Addendum: It looks like Daily Kos initially got the story wrong but the author has thoroughly corrected the title and story, as well as issued a mea culpa in the comments.

More at:
http://www.dailykos.com/story/2015/05/27/1387990/-Mark-Ruffalo-My-Response-To-I-Am-Not-A-Feminist
https://fashionsintheblood.wordpress.com/2015/05/18/the-feminists/
http://www.ryot.org/mark-ruffalo-words-feminist-movement/933861

2 thoughts on “Media’s media literacy could use some work

  1. You do realize, no matter whose words they were. They were reblogged. They was a connect of Mark Ruffalo. Plus, that isn’t the only instance he has brought up feminism. http://m.huffpost.com/us/entry/7483556.
    You can not hold anything against the author, if the date of the post has been before the given ‘report’.
    Do your research brother before you make accusations.
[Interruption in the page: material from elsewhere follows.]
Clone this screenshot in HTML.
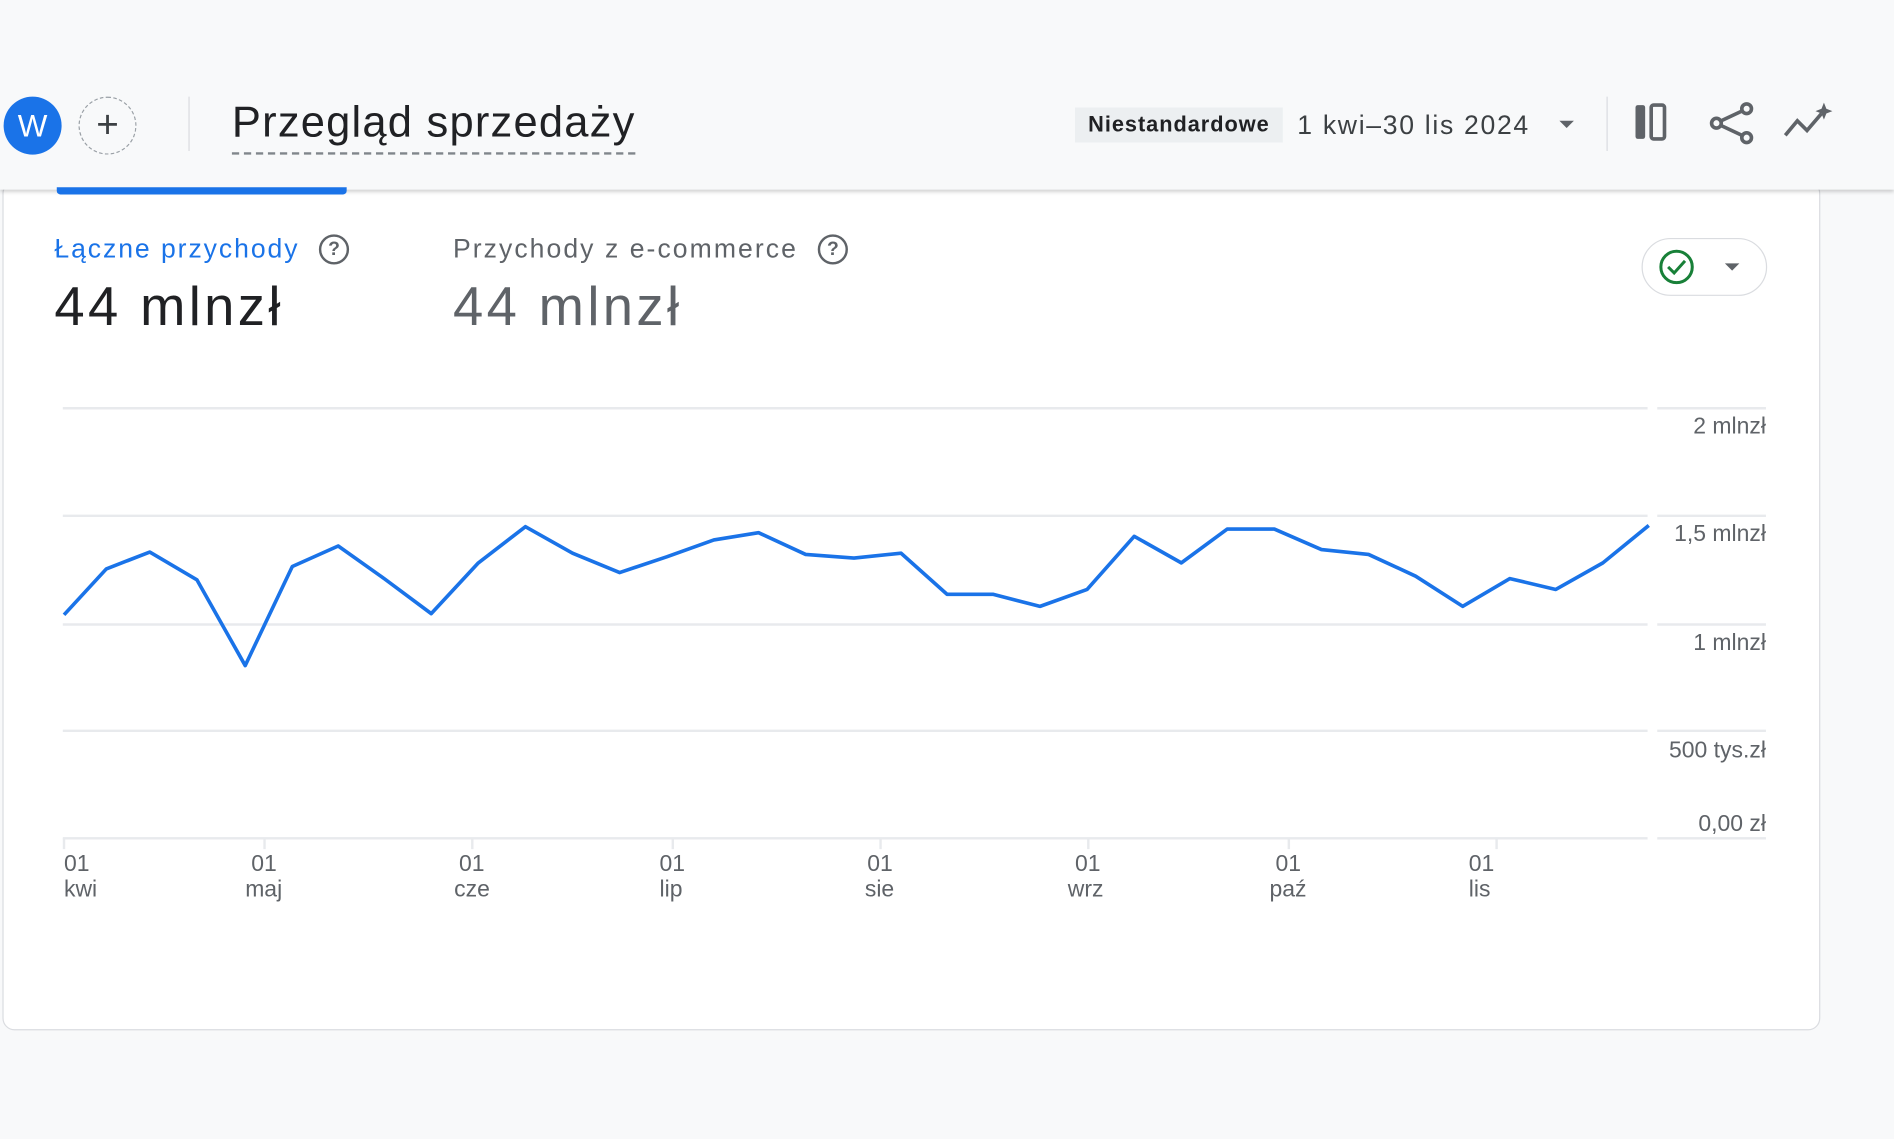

    1. Thanks for your comment. I certainly don’t mean to take anything away from Ruffalo — he chose to help amplify those words by reblogging them, so good for him.
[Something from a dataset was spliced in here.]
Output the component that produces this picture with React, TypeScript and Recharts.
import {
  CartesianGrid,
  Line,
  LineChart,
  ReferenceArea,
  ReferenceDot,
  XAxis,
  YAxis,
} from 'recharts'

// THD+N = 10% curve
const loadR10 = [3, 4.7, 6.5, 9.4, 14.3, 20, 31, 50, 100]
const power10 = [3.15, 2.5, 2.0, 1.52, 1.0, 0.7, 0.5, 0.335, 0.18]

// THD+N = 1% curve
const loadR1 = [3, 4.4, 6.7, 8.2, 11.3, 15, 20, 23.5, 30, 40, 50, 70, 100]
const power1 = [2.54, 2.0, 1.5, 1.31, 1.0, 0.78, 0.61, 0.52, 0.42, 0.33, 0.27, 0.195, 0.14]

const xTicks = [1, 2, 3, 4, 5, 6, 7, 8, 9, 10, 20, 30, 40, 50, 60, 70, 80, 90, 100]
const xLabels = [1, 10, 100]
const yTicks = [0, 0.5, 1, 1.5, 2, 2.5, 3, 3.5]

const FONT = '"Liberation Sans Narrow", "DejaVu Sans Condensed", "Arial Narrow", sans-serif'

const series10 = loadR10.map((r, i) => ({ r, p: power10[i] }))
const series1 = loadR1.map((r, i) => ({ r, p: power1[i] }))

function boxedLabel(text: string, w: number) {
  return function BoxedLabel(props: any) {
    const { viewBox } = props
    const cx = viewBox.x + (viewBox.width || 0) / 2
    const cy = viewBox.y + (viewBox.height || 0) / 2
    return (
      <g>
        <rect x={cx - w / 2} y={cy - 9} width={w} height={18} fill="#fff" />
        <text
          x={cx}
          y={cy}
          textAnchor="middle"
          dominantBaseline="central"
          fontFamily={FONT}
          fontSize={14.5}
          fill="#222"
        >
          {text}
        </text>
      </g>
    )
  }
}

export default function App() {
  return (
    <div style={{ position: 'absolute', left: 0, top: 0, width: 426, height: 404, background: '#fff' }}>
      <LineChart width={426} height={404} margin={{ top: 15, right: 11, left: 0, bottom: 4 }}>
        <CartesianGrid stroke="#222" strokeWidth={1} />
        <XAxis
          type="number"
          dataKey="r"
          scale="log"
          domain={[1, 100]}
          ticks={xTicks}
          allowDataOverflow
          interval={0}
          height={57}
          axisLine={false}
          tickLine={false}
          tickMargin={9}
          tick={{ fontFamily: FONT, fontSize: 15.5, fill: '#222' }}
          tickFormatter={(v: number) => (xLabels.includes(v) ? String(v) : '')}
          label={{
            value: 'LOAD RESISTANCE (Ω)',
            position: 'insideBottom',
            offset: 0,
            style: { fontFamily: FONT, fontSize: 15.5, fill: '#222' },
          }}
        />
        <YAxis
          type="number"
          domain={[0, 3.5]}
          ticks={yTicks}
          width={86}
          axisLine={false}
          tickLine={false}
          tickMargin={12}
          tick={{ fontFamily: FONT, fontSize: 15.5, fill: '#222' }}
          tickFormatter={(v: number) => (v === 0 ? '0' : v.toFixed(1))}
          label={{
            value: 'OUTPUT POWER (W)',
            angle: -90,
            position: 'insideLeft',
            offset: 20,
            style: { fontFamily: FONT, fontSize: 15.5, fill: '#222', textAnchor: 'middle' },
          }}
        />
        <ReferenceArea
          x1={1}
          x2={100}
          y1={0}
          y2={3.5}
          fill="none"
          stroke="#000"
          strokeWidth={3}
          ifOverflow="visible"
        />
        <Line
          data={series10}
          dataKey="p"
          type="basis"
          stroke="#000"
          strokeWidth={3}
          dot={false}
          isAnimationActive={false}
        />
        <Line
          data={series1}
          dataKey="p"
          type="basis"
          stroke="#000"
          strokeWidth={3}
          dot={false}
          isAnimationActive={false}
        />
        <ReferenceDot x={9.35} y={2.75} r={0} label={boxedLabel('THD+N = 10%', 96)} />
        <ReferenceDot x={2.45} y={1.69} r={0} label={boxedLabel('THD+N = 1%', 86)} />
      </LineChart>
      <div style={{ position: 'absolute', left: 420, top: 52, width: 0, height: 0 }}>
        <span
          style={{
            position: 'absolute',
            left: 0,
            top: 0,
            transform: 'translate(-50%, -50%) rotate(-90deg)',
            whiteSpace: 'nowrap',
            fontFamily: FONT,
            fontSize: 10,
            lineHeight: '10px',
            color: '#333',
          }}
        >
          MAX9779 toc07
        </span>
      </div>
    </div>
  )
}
      The point I hoped to put across in my post was that the words were mistakenly attributed to Ruffalo, when a few minutes of easy research let me know that someone else was the original author. People in the media have the responsibility to do that kind of research — to make a basic effort to get their story right. The result was that a very popular article led probably over 100,000 people to believe that Ruffalo had said words that came originally from someone else. In my opinion, that is irresponsible. I take nothing away from Ruffalo’s feminism, but in a world in which women are more likely than men to be silenced, it is a reasonably serious thing to take a woman’s words and attribute them to a male celebrity, however well-intentioned everyone may have been. Respectfully, I did do my research, and I feel that my accusations stand. The exact same information available to me was also available to the author(s) of the mistaken article, but they did not make use of it.